Stated problem
Leaving out every picture, copy the lines of the data exactly, from the first through the line containing "9.2, 9.2, 8.7];".
***** Records for processing *****
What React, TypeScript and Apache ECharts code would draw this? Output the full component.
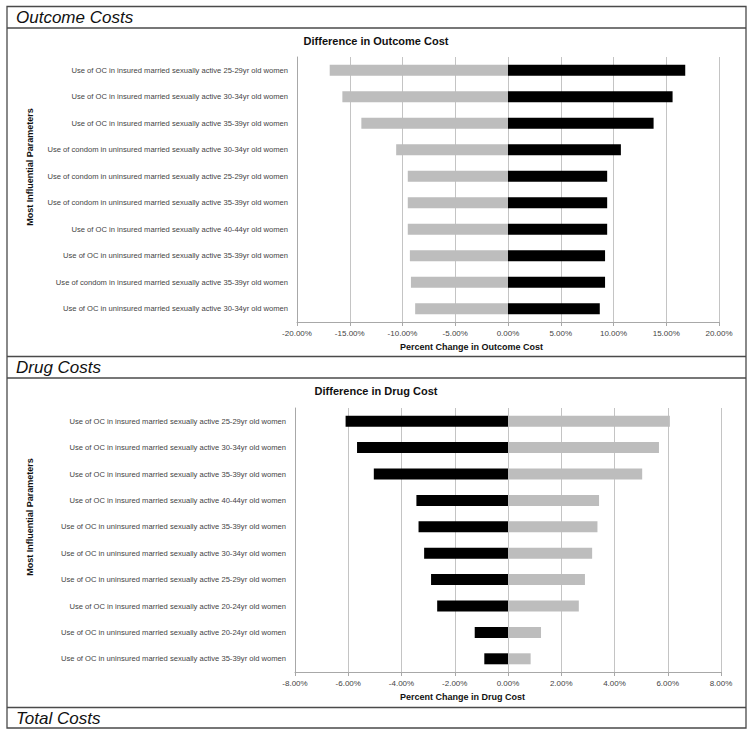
import React, { useEffect, useRef } from "react";
import * as echarts from "echarts";

const outcomeCategories = [
  "Use of OC in insured married sexually active 25-29yr old women",
  "Use of OC in insured married sexually active 30-34yr old women",
  "Use of OC in insured married sexually active 35-39yr old women",
  "Use of condom in uninsured married sexually active 30-34yr old women",
  "Use of condom in uninsured married sexually active 25-29yr old women",
  "Use of condom in uninsured married sexually active 35-39yr old women",
  "Use of OC in insured married sexually active 40-44yr old women",
  "Use of OC in uninsured married sexually active 35-39yr old women",
  "Use of condom in insured married sexually active 35-39yr old women",
  "Use of OC in uninsured married sexually active 30-34yr old women",
];
const outcomeLow = [-16.9, -15.7, -13.9, -10.6, -9.5, -9.5, -9.5, -9.3, -9.2, -8.8];
const outcomeHigh = [16.8, 15.6, 13.8, 10.7, 9.4, 9.4, 9.4, 9.2, 9.2, 8.7];

const drugCategories = [
  "Use of OC in insured married sexually active 25-29yr old women",
  "Use of OC in insured married sexually active 30-34yr old women",
  "Use of OC in insured married sexually active 35-39yr old women",
  "Use of OC in insured married sexually active 40-44yr old women",
  "Use of OC in uninsured married sexually active 35-39yr old women",
  "Use of OC in uninsured married sexually active 30-34yr old women",
  "Use of OC in uninsured married sexually active 25-29yr old women",
  "Use of OC in insured married sexually active 20-24yr old women",
  "Use of OC in uninsured married sexually active 20-24yr old women",
  "Use of OC in uninsured married sexually active 35-39yr old women",
];
const drugLow = [-6.1, -5.67, -5.04, -3.44, -3.36, -3.15, -2.89, -2.66, -1.25, -0.89];
const drugHigh = [6.08, 5.67, 5.04, 3.42, 3.36, 3.16, 2.89, 2.66, 1.24, 0.85];

const sectionTitles = ["Outcome Costs", "Drug Costs", "Total Costs"];
const chartTitles = ["Difference in Outcome Cost", "Difference in Drug Cost"];
const xAxisTitles = ["Percent Change in Outcome Cost", "Percent Change in Drug Cost"];
const yAxisTitle = "Most Influential Parameters";

const GRAY = "#bdbdbd";
const BLACK = "#000000";
const GRID = "#c4c4c4";
const FONT = "'Liberation Sans', Arial, sans-serif";

export default function App() {
  const ref = useRef<HTMLDivElement>(null);
  useEffect(() => {
    if (!ref.current) return;
    const chart = echarts.init(ref.current, undefined, { renderer: "svg" });
    const pct = (v: number) => v.toFixed(2) + "%";
    const xAxisBase = (gridIndex: number, min: number, max: number, interval: number) => ({
      gridIndex,
      type: "value",
      min,
      max,
      interval,
      axisLabel: { formatter: pct, fontSize: 8, color: "#444", fontFamily: FONT, margin: 7 },
      axisLine: { show: true, onZero: false, lineStyle: { color: "#a8a8a8" } },
      axisTick: { show: true, length: 4, lineStyle: { color: "#a8a8a8" } },
      splitLine: { show: true, lineStyle: { color: GRID } },
    });
    const yAxisBase = (gridIndex: number, data: string[]) => ({
      gridIndex,
      type: "category",
      inverse: true,
      data,
      axisLabel: { fontSize: 7.6, color: "#444", fontFamily: FONT, margin: 9 },
      axisLine: { show: true, onZero: false, lineStyle: { color: "#a8a8a8" } },
      axisTick: { show: false },
      splitLine: { show: false },
    });
    const lineStyle = { stroke: "#4a4a4a", lineWidth: 1.3 };
    const hLine = (y: number) => ({ type: "line", shape: { x1: 7, y1: y, x2: 746, y2: y }, style: lineStyle, silent: true });
    const txt = (text: string, x: number, y: number, font: string, align = "center", rotation = 0) => ({
      type: "text",
      x,
      y,
      rotation,
      style: { text, font, fill: "#111", align, verticalAlign: "middle" },
      silent: true,
    });
    chart.setOption({
      animation: false,
      backgroundColor: "#ffffff",
      grid: [
        { left: 297, top: 57, width: 422, height: 265 },
        { left: 295, top: 408, width: 426, height: 264 },
      ],
      xAxis: [xAxisBase(0, -20, 20, 5), xAxisBase(1, -8, 8, 2)],
      yAxis: [yAxisBase(0, outcomeCategories), yAxisBase(1, drugCategories)],
      series: [
        { type: "bar", xAxisIndex: 0, yAxisIndex: 0, stack: "outcome", barWidth: 11, data: outcomeLow, itemStyle: { color: GRAY } },
        { type: "bar", xAxisIndex: 0, yAxisIndex: 0, stack: "outcome", barWidth: 11, data: outcomeHigh, itemStyle: { color: BLACK } },
        { type: "bar", xAxisIndex: 1, yAxisIndex: 1, stack: "drug", barWidth: 11, data: drugLow, itemStyle: { color: BLACK } },
        { type: "bar", xAxisIndex: 1, yAxisIndex: 1, stack: "drug", barWidth: 11, data: drugHigh, itemStyle: { color: GRAY } },
      ],
      graphic: [
        { type: "rect", shape: { x: 7, y: 6.5, width: 739, height: 721.5 }, style: { fill: "none", ...lineStyle }, silent: true },
        hLine(28),
        hLine(356.5),
        hLine(378),
        hLine(707.5),
        txt(sectionTitles[0], 16, 17.5, `italic 17px ${FONT}`, "left"),
        txt(sectionTitles[1], 16, 367.5, `italic 17px ${FONT}`, "left"),
        txt(sectionTitles[2], 16, 718, `italic 17px ${FONT}`, "left"),
        txt(chartTitles[0], 376, 40.5, `bold 11px ${FONT}`),
        txt(chartTitles[1], 376, 390.5, `bold 11px ${FONT}`),
        txt(xAxisTitles[0], 471.5, 346.5, `bold 9px ${FONT}`),
        txt(xAxisTitles[1], 462.5, 696.5, `bold 9px ${FONT}`),
        txt(yAxisTitle, 30, 167, `bold 9px ${FONT}`, "center", Math.PI / 2),
        txt(yAxisTitle, 30, 517, `bold 9px ${FONT}`, "center", Math.PI / 2),
      ],
    });
    return () => chart.dispose();
  }, []);
  return (
    <div
      ref={ref}
      style={{ position: "absolute", left: 0, top: 0, width: 754, height: 736, background: "#fff" }}
    />
  );
}
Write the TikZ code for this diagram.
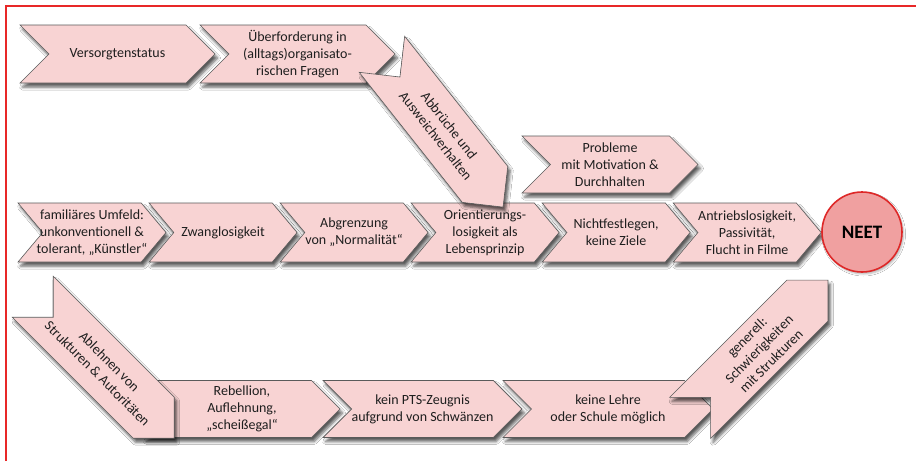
*****
Exercise output
What React, TypeScript and Apache ECharts code would draw this? Output the full component.
import React, { useEffect, useRef } from "react";
import * as echarts from "echarts";

const outcomeCategories = [
  "Use of OC in insured married sexually active 25-29yr old women",
  "Use of OC in insured married sexually active 30-34yr old women",
  "Use of OC in insured married sexually active 35-39yr old women",
  "Use of condom in uninsured married sexually active 30-34yr old women",
  "Use of condom in uninsured married sexually active 25-29yr old women",
  "Use of condom in uninsured married sexually active 35-39yr old women",
  "Use of OC in insured married sexually active 40-44yr old women",
  "Use of OC in uninsured married sexually active 35-39yr old women",
  "Use of condom in insured married sexually active 35-39yr old women",
  "Use of OC in uninsured married sexually active 30-34yr old women",
];
const outcomeLow = [-16.9, -15.7, -13.9, -10.6, -9.5, -9.5, -9.5, -9.3, -9.2, -8.8];
const outcomeHigh = [16.8, 15.6, 13.8, 10.7, 9.4, 9.4, 9.4, 9.2, 9.2, 8.7];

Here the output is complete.